Zapped! Lightning Strike Sparks iPod Safety Debate
A Canadian jogger happened to be carrying an iPod at the wrong place at the wrong time. Lightning struck his body during a thunderstorm, and the current ran along the path of the earphones and into his head, causing injuries to his jaw and ear eardrums. The patient's physicians say the combination of sweat and the metal earphones directed the current to his head.
A report in this week's New England Journal of Medicine describes how a man running in a thunderstorm was burnt along the path of the earphones of his iPod and had his eardrums and jaw injured when he was struck by lightning.
The emergency physicians reporting the incident -- Eric J. Heffernan, Peter L. Munk and Luck J. Louis of Vancouver General Hospital -- opine that "the combination of sweat and metal earphones directed the current to, and through, the patient's head."
Does this mean that having an iPod, mobile phone or any other personal electronic device increases the carrier's chances of being struck by lightning? Not at all, according to lightning strike survivor and founder of non-profit educational organization Struckbylightning.org Michael Utley. "Nothing attracts lightning," Utley told TechNewsWorld, "except height and isolation."
Getting struck by lightning is a factor of being in the wrong place at the wrong time, regardless of what a person is wearing or carrying, said Utley. The demographic groups currently most likely to be struck by lightning are children walking to and from school in Florida (where thunderstorms are quite common) and high school athletes in Texas (where coaches are loath to call games until the storm is quite close), according to Utley's organization.
What happens to the electric charge of lightning after it enters a person's body can be affected by clothing and items on the person's body, Utley noted. Anything made of metal can be heated by the electricity and then cause burns on the victim's body. By anything, he means even such obscure metal items as shoe eyelets and pocket change.
The fact that a personal music player contains metal places it in this group of potentially burning objects. However, nothing about an iPod, or any other electronic device, attracts lightning, he said.
Lightning, the 200-Ton Elephant
Another myth of personal electronics and lightning is that someone using an iPod or mobile phone will be more severely injured than someone struck by lightning who is not carrying such a device.

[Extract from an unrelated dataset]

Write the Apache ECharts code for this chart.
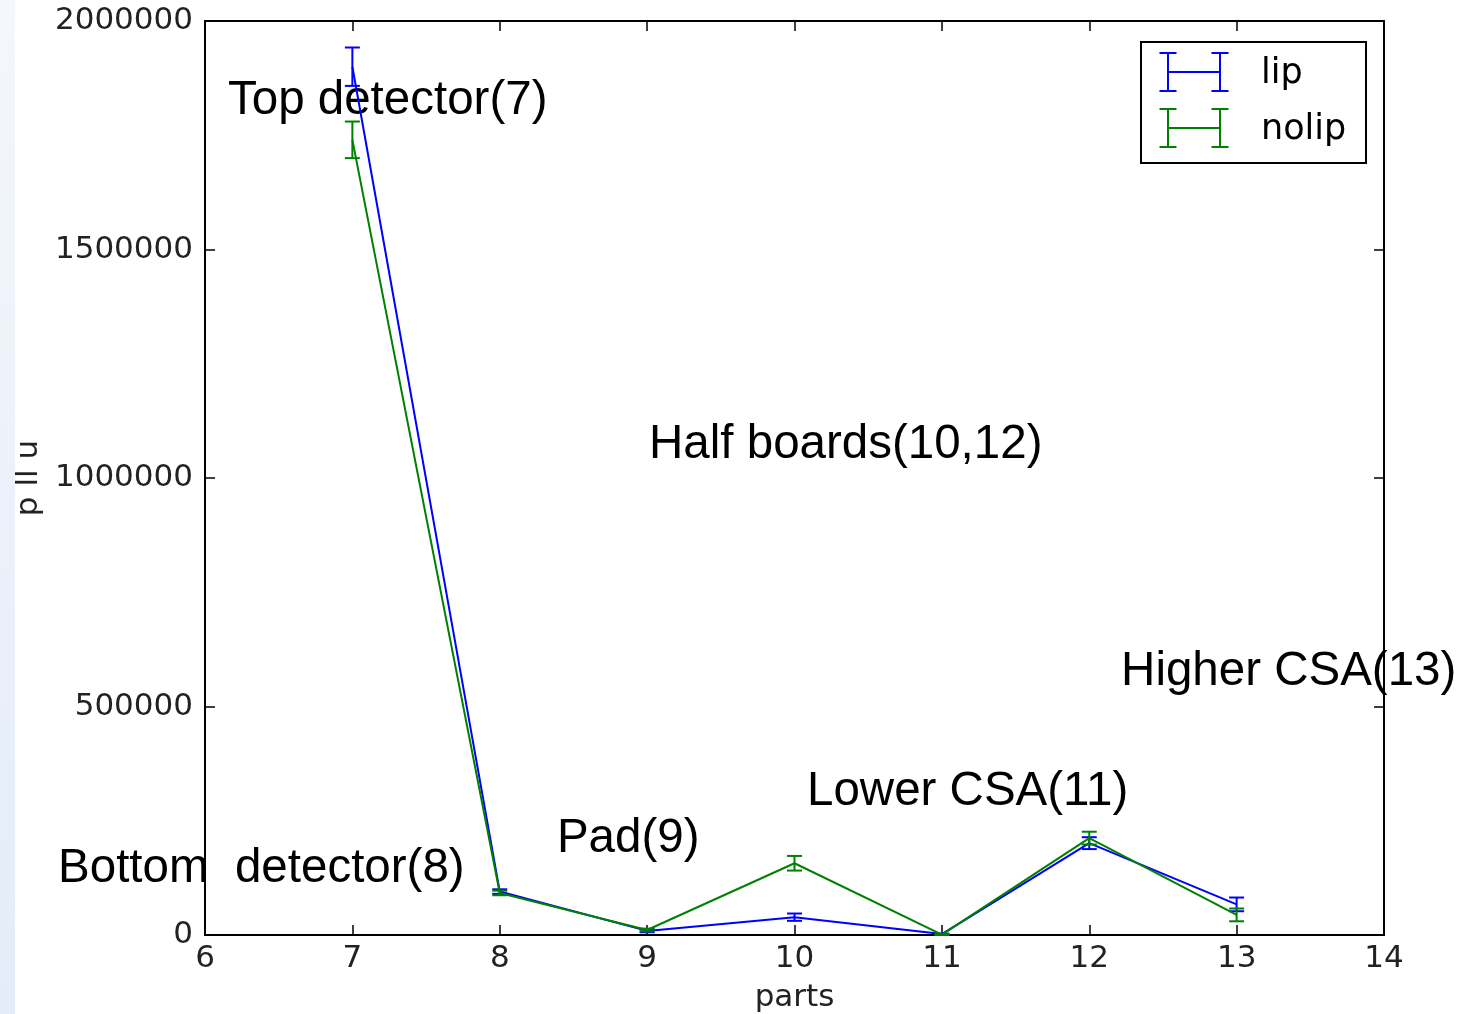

"When I was struck," Utley explained, "I had a metal putter in my hand. That putter probably directed some of the charge away from me."
In the case of the jogger, the iPod channeled the current through its earphone wires to his ears, according to the physicians and article authors.
"But the energy was already in his body," notes Utley. The question is just where the energy flows as it seeks the path of least resistance.
"Lightning is like a 200-ton elephant," Utley stressed, "it goes wherever it wants."
'When Thunder Roars, Go Indoors'
The best way to protect against being hurt by lightning is to go inside at the first sound of thunder, Utley noted. In fact, his organization -- whose board of directors includes a number of national weather and lightning injury experts -- conducts a wide range of public education activities around the federal slogan for lightning safety: "When thunder roars, go indoors."
This advice is different from what many believe, which is that a person must be standing in the rain with a storm directly overhead to be struck. Not so, said Utley. Lightning can strike as far as 10 miles away from a storm. Thus, instead of worrying about what they are carrying or wearing, he stressed, joggers, golfers, kids on sports teams, and anyone else outside should worry about getting inside as soon as they hear thunder.